A estas alturas del motín, sin embargo, las portadas desquiciadas de Daily Mail y The Sun parecen un juego de niños al lado de los provocadores digitales. El pasado mes de julio, un bulo islamófobo soliviantó los teléfonos móviles del municipio de Southport gracias al generoso impulso de activistas xenófobos como Tommy Robinson o Andrew Tate. En un comentario de X, Elon Musk sugería que la migración y las fronteras abiertas traerían la guerra civil. La red social del magnate sudafricano ha desempeñado un papel crucial en la difusión de la noticia falsa que encendió la mecha de los disturbios. No existen los algoritmos neutrales.

En la Augsburgo de la Edad Moderna o en la Europa de las leyes de ajuste, el poder político entabla un diálogo con el miedo y consolida sus intereses administrando las angustias sociales a su antojo. Para que el pueblo no se alce contra el soberano hace falta un chivo expiatorio, un sustituto sacrificial que no se represente a sí mismo sino que alimente la hoguera en nombre de una colectividad enemiga. Arderá por hereje, por judío, por bruja, por homosexual, por rojo o por extranjero. Así es como se instala un clima de delación y barbarie, una ansiedad pública que prescinde de la información y confía su suerte a los rumores. El miedo, dice Montaigne, convierte al amigo en enemigo.

Frente a la tentación de sucumbir a la desesperanza, han brotado también el sentido común y la solidaridad de clase. Quizá la resistencia no sea tan vistosa como el odio, pero hay redes vecinales que se niegan a atizar la guerra del último contra el penúltimo, que protestan contra el chovinismo racista y que han llamado a enlazar sus cuerpos para proteger a las víctimas. Pero la conciencia antifascista no puede ser un parche de última hora ni un chorro de mercromina en la herida sangrante de las comunidades. Los alborotadores de Southport, Manchester o Liverpool actúan como peones de un ajedrez manejado por manos de oro.
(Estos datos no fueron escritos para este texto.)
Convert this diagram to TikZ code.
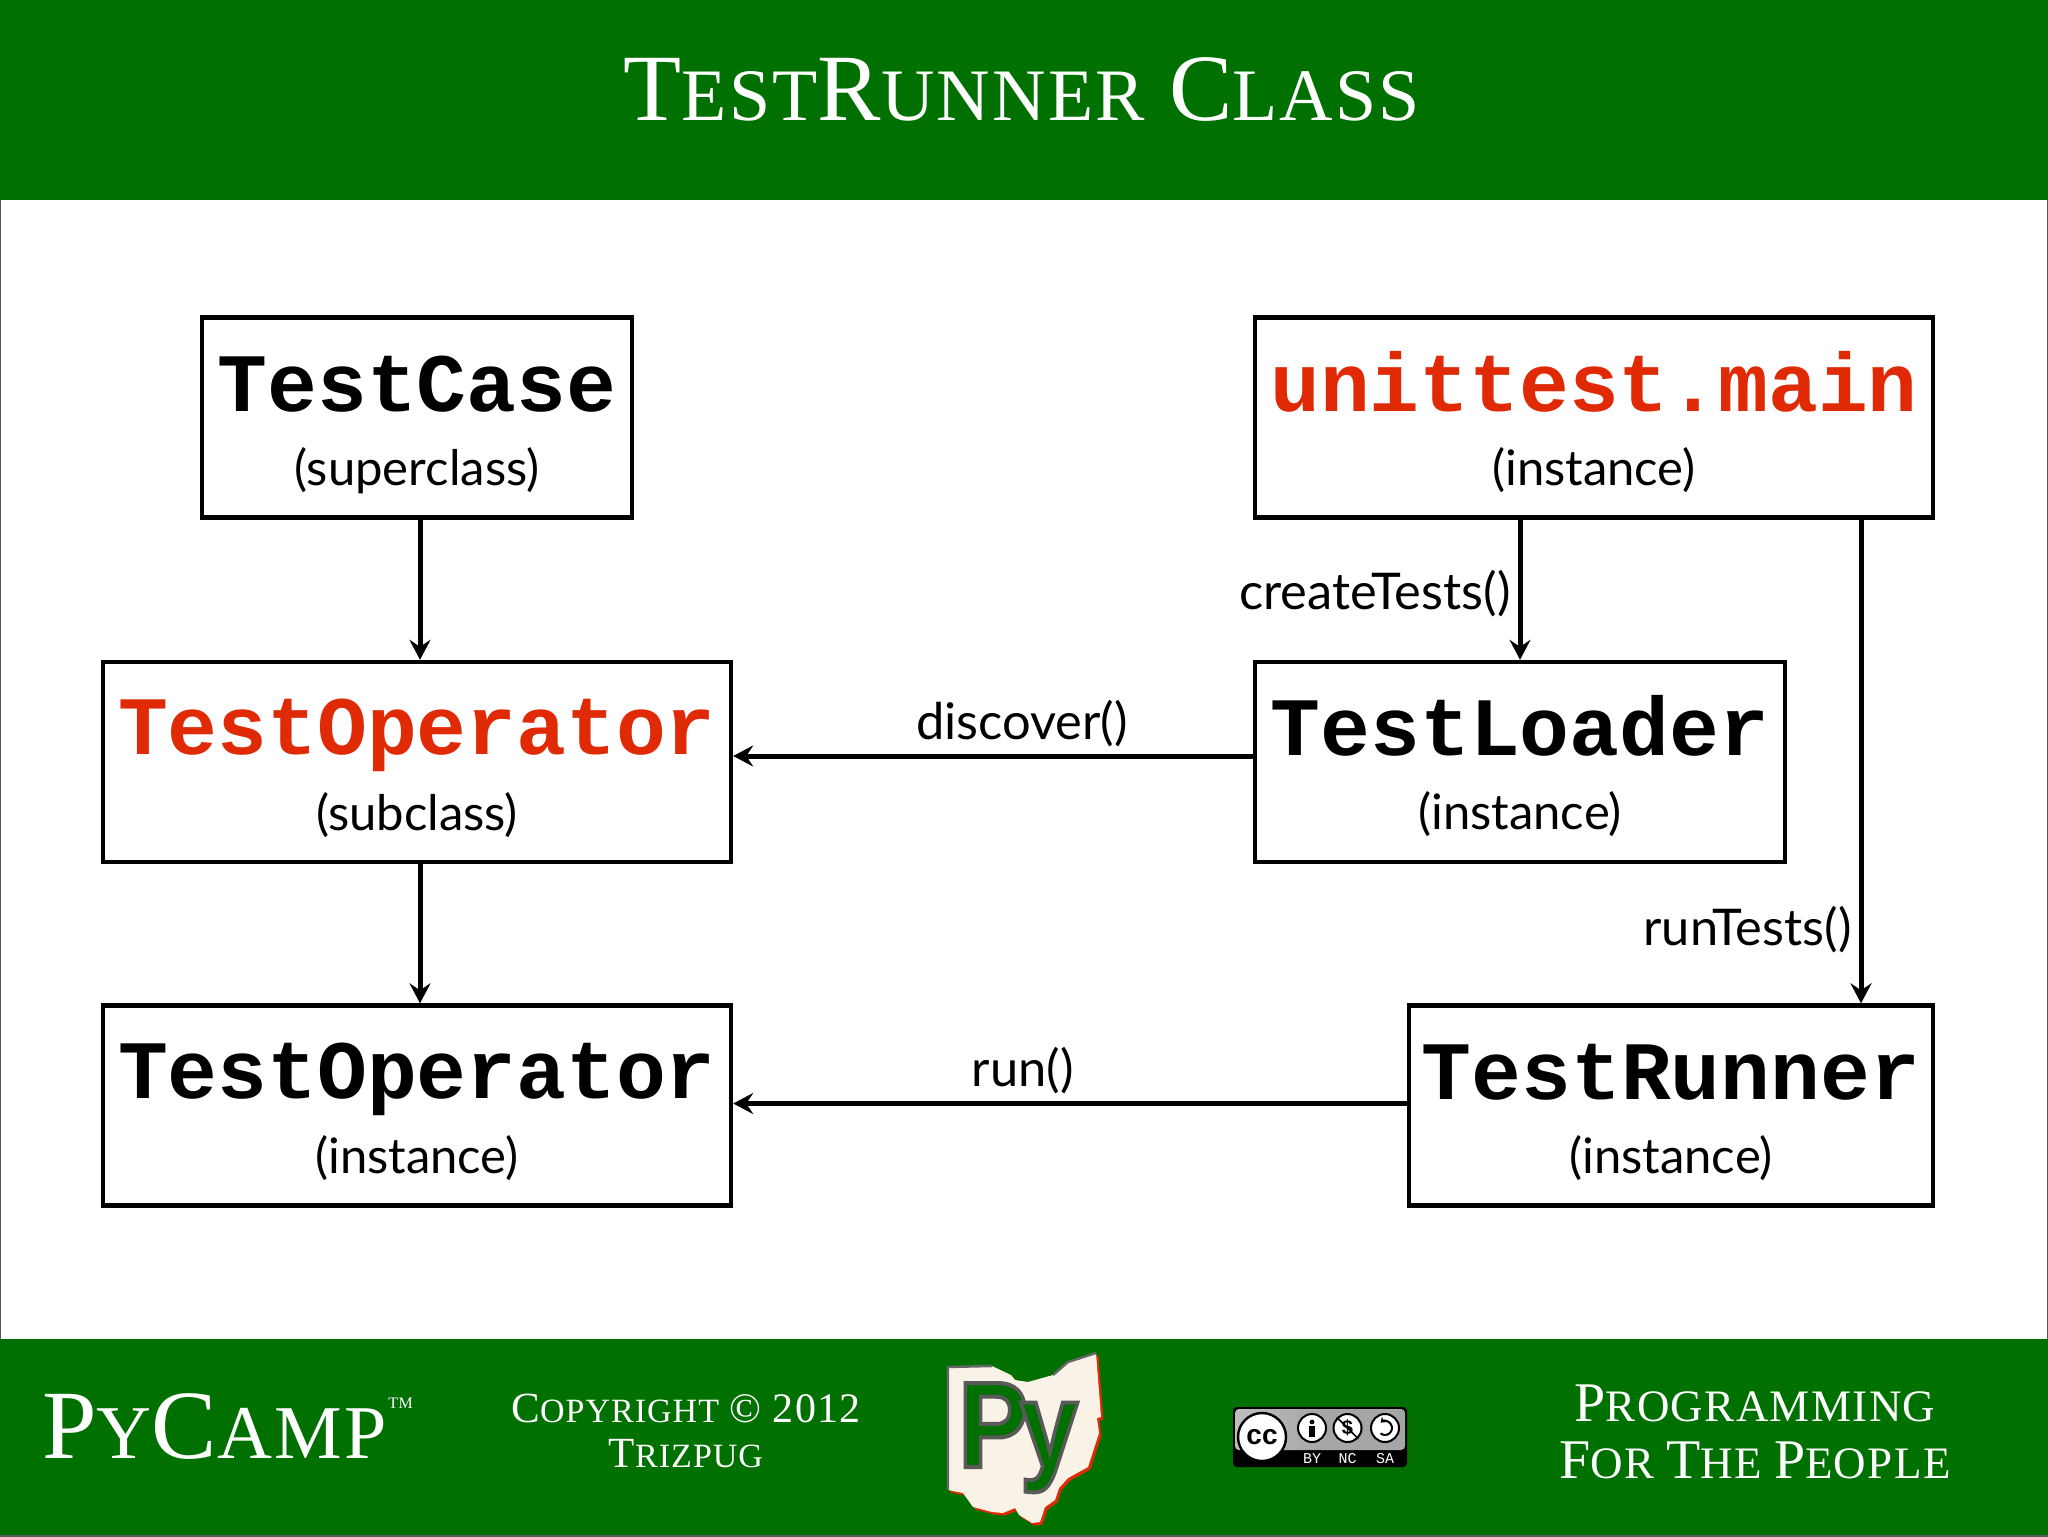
\documentclass[tikz,border=0pt]{standalone}
\usepackage{fontspec}
\usetikzlibrary{arrows.meta}
\setmainfont{Liberation Serif}[LetterSpace=3]
\newfontfamily\codefont{Liberation Mono}
\newfontfamily\labelfont{Lato}
\newfontfamily\logofont{Liberation Sans}
\definecolor{slidegreen}{HTML}{007000}
\definecolor{codered}{HTML}{E02A06}
\definecolor{ohiocream}{HTML}{F8F3E6}
\def\capbig{40pt}
\def\capsmall{30pt}
\newcommand{\capsc}[2]{{\fontsize{\capbig}{\capbig}\selectfont #1}{\fontsize{\capsmall}{\capsmall}\selectfont #2}}
\newcommand{\classtext}[3]{\rule[-8pt]{0pt}{46.5pt}{\color{#1}\fontsize{41.5pt}{41.5pt}\codefont\bfseries #2}\\\rule[-8pt]{0pt}{36pt}{\fontsize{24.5pt}{24.5pt}\labelfont #3}}
\begin{document}
\begin{tikzpicture}[
  x=0.5pt, y=-0.5pt,
  classbox/.style={rectangle, draw=black, line width=2.2pt, fill=white, align=center, inner sep=0pt, minimum height=100pt},
  arrow/.style={-{Stealth[length=10pt,width=10.5pt,inset=3.5pt]}, line width=2.5pt},
  methodlabel/.style={font=\fontsize{25.3pt}{25.3pt}\labelfont, inner sep=3.5pt},
  footertext/.style={text=white, align=center, inner sep=0pt},
  band/.style={fill=slidegreen, draw=none}
]
\useasboundingbox (0,0) rectangle (2048,1536);
\draw[draw=black!65, line width=0.8pt, fill=white] (0,0) rectangle (2048,1536);

% Header and footer
\fill[band] (0,0) rectangle (2048,200);
\fill[band] (0,1339) rectangle (2048,1535);
\node[footertext] (title) at (1022,90) {\def\capbig{47.5pt}\def\capsmall{37pt}\capsc{T}{EST}\capsc{R}{UNNER}\hspace{12pt}\capsc{C}{LASS}};

% Classes
\node[classbox, minimum width=215pt] (testcase) at (417,417.5) {\classtext{black}{TestCase}{(superclass)}};
\node[classbox, minimum width=339pt] (unittestmain) at (1594,417.5) {\classtext{codered}{unittest.main}{(instance)}};
\node[classbox, minimum width=314pt] (testopsub) at (417,762) {\classtext{codered}{TestOperator}{(subclass)}};
\node[classbox, minimum width=265pt] (testloader) at (1520,762) {\classtext{black}{TestLoader}{(instance)}};
\node[classbox, minimum width=314pt] (testopinst) at (417,1105.5) {\classtext{black}{TestOperator}{(instance)}};
\node[classbox, minimum width=262pt] (testrunner) at (1671,1105.5) {\classtext{black}{TestRunner}{(instance)}};

% Calls
\draw[arrow] ([xshift=1.5pt]testcase.south) -- ([xshift=1.5pt]testopsub.north);
\draw[arrow] ([xshift=1.5pt]testopsub.south) -- ([xshift=1.5pt]testopinst.north);
\draw[arrow] (unittestmain.south -| testloader.north) -- (testloader.north) node[midway, left, methodlabel, yshift=-2pt] {createTests()};
\draw[arrow] ([yshift=3pt]testloader.west) -- ([yshift=3pt]testopsub.east) node[pos=0.444, above, methodlabel] {discover()};
\draw[arrow] ([yshift=1pt]testrunner.west) -- ([yshift=1pt]testopinst.east) node[pos=0.57, above, methodlabel] {run()};
\coordinate (runtop) at ([xshift=95pt]testrunner.north);
\draw[arrow] (unittestmain.south -| runtop) -- (runtop) node[pos=0.84, left, methodlabel, yshift=-2pt] {runTests()};

% Footer text
\node[footertext, anchor=base west] (pycamp) at (42,1458) {\def\capbig{49pt}\def\capsmall{38pt}\capsc{P}{Y}\capsc{C}{AMP}};
\node[footertext, anchor=base west] (tm) at (388,1408) {\fontsize{8pt}{8pt}\selectfont TM};
\node[footertext] (copyright) at (686,1431) {\def\capbig{21.5pt}\def\capsmall{17pt}\capsc{C}{OPYRIGHT}\hspace{5pt}{\fontsize{21pt}{21pt}\selectfont © 2012}\\[7pt]\def\capbig{21.5pt}\def\capsmall{17pt}\capsc{T}{RIZPUG}};
\node[footertext] (motto) at (1755,1432) {\def\capbig{28pt}\def\capsmall{22.5pt}\capsc{P}{ROGRAMMING}\\[9pt]\def\capbig{28pt}\def\capsmall{22.5pt}\capsc{F}{OR}\hspace{6pt}\capsc{T}{HE}\hspace{6pt}\capsc{P}{EOPLE}};

% Ohio logo
\def\ohiopath{(948,1367) -- (992,1366) -- (1011,1375) -- (1015,1380) -- (1028,1382) -- (1053,1375) -- (1068,1362) -- (1096,1353) -- (1101,1417) -- (1097,1418) -- (1099,1433) -- (1088,1467) -- (1068,1478) -- (1059,1488) -- (1055,1500) -- (1045,1507) -- (1040,1522) -- (1032,1523) -- (1019,1515) -- (1015,1508) -- (1003,1513) -- (992,1512) -- (973,1507) -- (963,1493) -- (948,1490) -- cycle}
\fill[codered, shift={(2.5,2.5)}] \ohiopath;
\fill[ohiocream] \ohiopath;
\draw[black!60, line width=1.2pt] (948,1490) -- (948,1367) -- (992,1366) (1053,1375) -- (1068,1362) -- (1096,1353);
\node[inner sep=0pt, anchor=base west, text=slidegreen] (pylogo) at (958,1467) {\special{pdf:code 2 Tr 2 w 0.35 0.35 0.35 RG}\scalebox{0.86}[1]{\fontsize{61pt}{61pt}\logofont\bfseries P\kern-5pt y}};

% Licence badge
\fill[black, rounded corners=2pt] (1233,1407) rectangle (1407,1467);
\fill[left color=white!75!black, right color=black!35, middle color=black!35, rounded corners=2pt] (1235,1409) rectangle (1405,1450);
\node[circle, draw=black, line width=1.2pt, fill=white, minimum size=24pt, inner sep=0pt, font=\fontsize{14pt}{14pt}\logofont\bfseries] (ccmark) at (1262,1437) {cc};
\node[circle, draw=black, line width=1pt, fill=white, minimum size=14pt, inner sep=0pt] (bymark) at (1312,1428) {};
\fill[black] (1312,1422) circle (2.4);
\fill[black] (1309,1426) rectangle (1315,1437);
\node[circle, draw=black, line width=1pt, fill=white, minimum size=14pt, inner sep=0pt, font=\fontsize{10pt}{10pt}\logofont\bfseries] (ncmark) at (1347.5,1428) {\$};
\draw[black, line width=0.8pt] (ncmark.north west) -- (ncmark.south east);
\node[circle, draw=black, line width=1pt, fill=white, minimum size=14pt, inner sep=0pt] (samark) at (1385,1428) {};
\draw[black, line width=1pt, {Stealth[length=2.5pt,width=3.5pt]}-] (1380.5,1422.6) arc[start angle=-130, end angle=130, radius=7];
\foreach \name/\xpos/\word in {bylabel/1312/BY, nclabel/1347.5/NC, salabel/1385/SA}
  \node[text=white, inner sep=0pt, font=\fontsize{7.5pt}{7.5pt}\codefont] (\name) at (\xpos,1459) {\word};
\end{tikzpicture}
\end{document}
El mismo rico que desvalija a las clases populares ha encontrado en todo el mundo un enemigo construido a pedir de boca, el paria, el extranjero pobre cuya vida sale a diario a subasta. Ese rico ha hallado además una solución conveniente, el autoritarismo, la cháchara securitarista, la fanatización de los cuerpos policiales, la fantasía inverosímil de que las porras y las bocachas no serán empleadas para fulminar derechos sociales. Detrás de todo fascista hay un propietario asustado. Detrás del discurso islamófobo, hay un oligarca que espanta sus miedos a golpe de talonario.

La esperanza es una disciplina, dice Angela Davis. Necesita siembra, riego y cultivo. Necesita bases organizadas que dejen de jugar a la defensiva y que no se conformen con inflar los flotadores del naufragio. Que identifiquen, igual que en 2008, a los responsables de un orden político diseñado para sobrevivir a todas las crisis poniendo al pueblo en contra de sí mismo. Los creadores del problema se vestirán de vendedores de soluciones y prenderán hogueras para que ardan nuevos inocentes. Los conocemos bien. Ellos son los arquitectos de esta ruina.